L’écran est noir. Une jeune fille prononce des mots dans cette langue étrange (non indo-européenne mais « de la branche finno-ougrienne des langues ouraliennes ») que représente le hongrois à nos oreilles de francophones. Une femme la reprend, lui fait répéter, l’aide à trouver la prononciation juste. Une de ces leçons – pas toujours aussi simples qu’elles n’y paraissent – auxquelles renvoie le titre du documentaire Easy Lessons de Dorottya Zurbò.
Le noir du carton de départ disparaît et on découvre, filmés en gros plans, les mains puis le visage de la jeune fille. Ses yeux pétillants, son sourire crèvent l’écran, illuminent le cadre. Kafia a 17 ans, elle a fui, avec la complicité de sa mère – mais seule – un mariage arrangé en Somalie, et cela fait deux ans qu’elle vit à Budapest
Pourquoi la Hongrie ? Je suis restée coincée ici. J’étais sur la route depuis un an et je n’avais plus la force d’aller plus loin. — Kafia
Entre l’école (la dernière année du secondaire, les cours de math, d’histoire et de gym, les danses de salon, l’apprentissage de la natation) et un foyer de protection de la jeunesse (au milieu de jeunes filles hongroises – filles-mères ou fugueuses ramenées par la police – plus délurées, plus sauvages et plus écorchées vives qu’elle) et ses premiers boulots dans le monde du mannequinat, elle se construit un film-puzzle conjugué au présent, fait d’instantanés de la vie de Kafia.

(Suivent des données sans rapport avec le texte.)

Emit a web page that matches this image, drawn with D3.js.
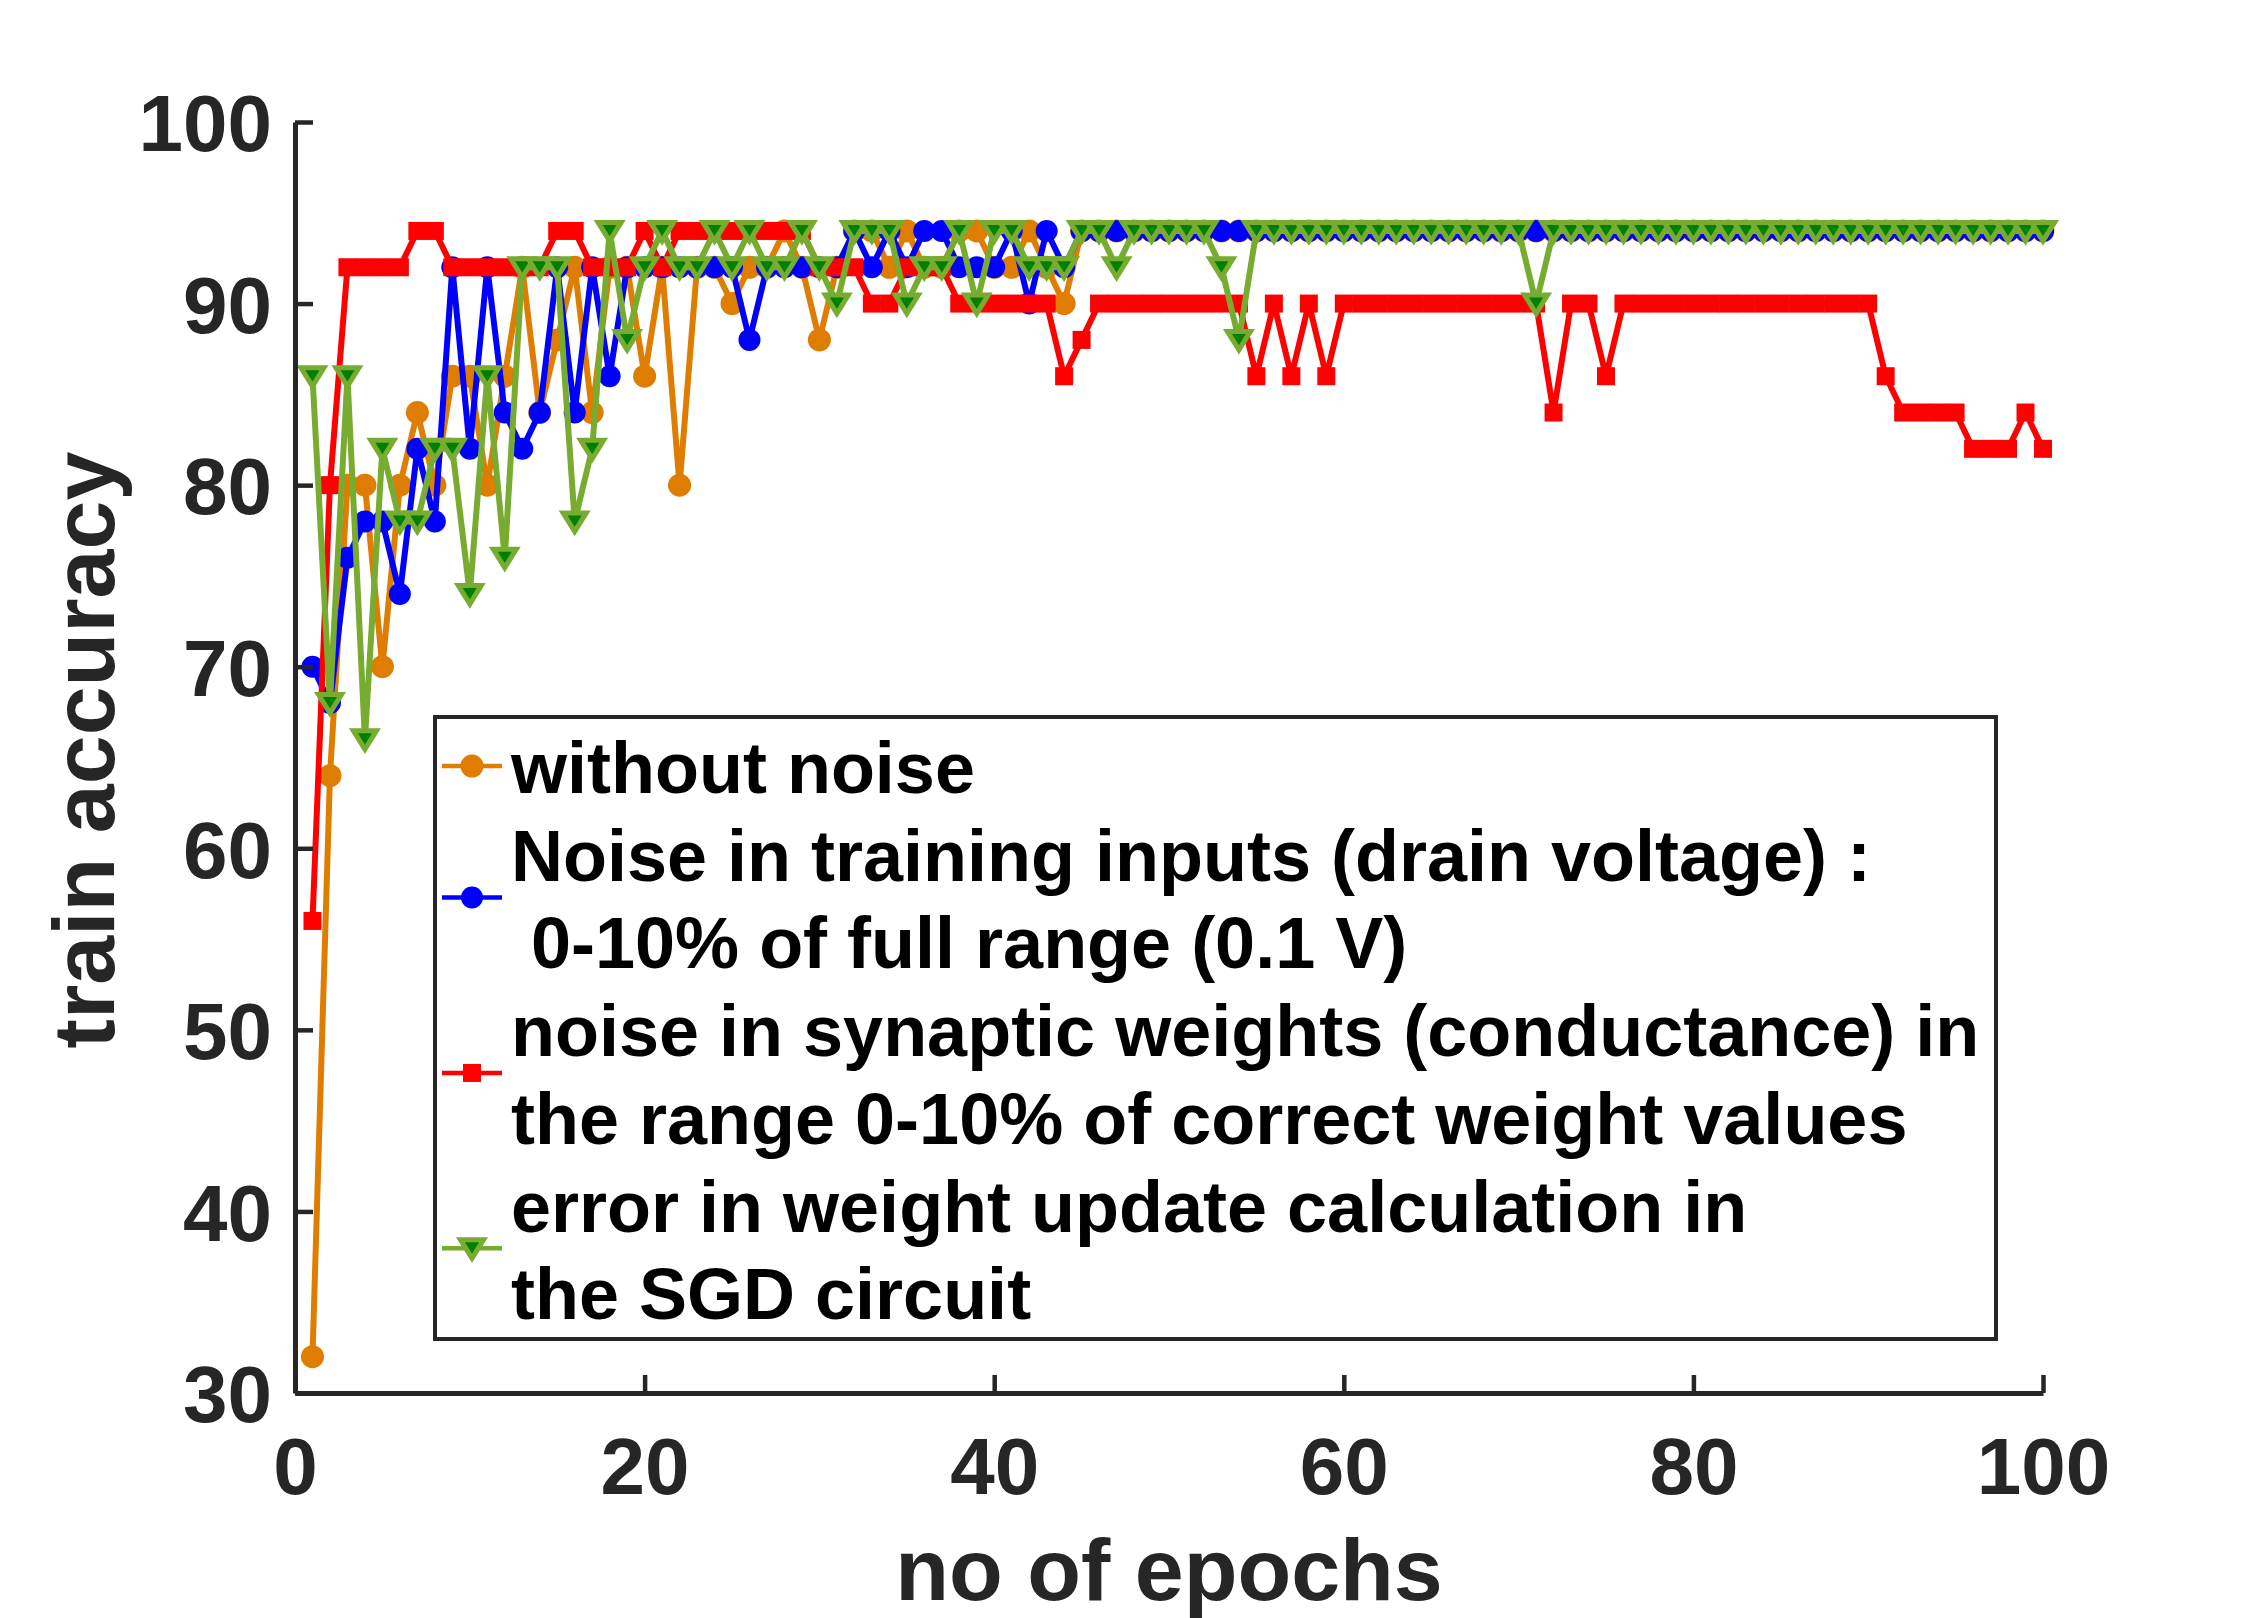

Mais les examens de Kafia (les logarithmes, l’Empire austro-hongrois) ne sont peut-être pas les défis les plus forts qui attendent la jeune fille et, derrière son look irréprochable (« les gens me disent que je ne ressemble pas à une réfugiée »), son visage impassible et imperturbable (« en Somalie, enfant, on m’a toujours appris à ne jamais montrer mes sentiments »), il y a une tectonique des plaques sentimentale qui est à l’œuvre. Deux visions du monde, l’ici et le là-bas, mais aussi l’enfance et le passage à l’âge adulte qui rentrent lentement – mais inexorablement – en collision. Kafia essaye de comprendre et de gérer ces changements qu’elle sent en elle, d’imaginer ce qu’en penserait sa mère, restée là-bas. Sa mère qui l’a sauvée et qu’elle adore, mais qui ne comprendrait peut-être pas les choix de vie de sa fille…
Shahib aux Pays-Bas : au charbon dans le white cube
Shahib aussi est d’origine somalienne, mais les similitudes s’arrêtent là. Tant son parcours que le film qui en rend compte (Papieren Land de Marie van Vollenhoven) sont très différents.
Shahib est arrivé à l’aéroport de Schiphol avec sa mère et ses frères et sœurs en 1995, après que des hommes armés ont abattu leur père, en pleine guerre civile somalienne.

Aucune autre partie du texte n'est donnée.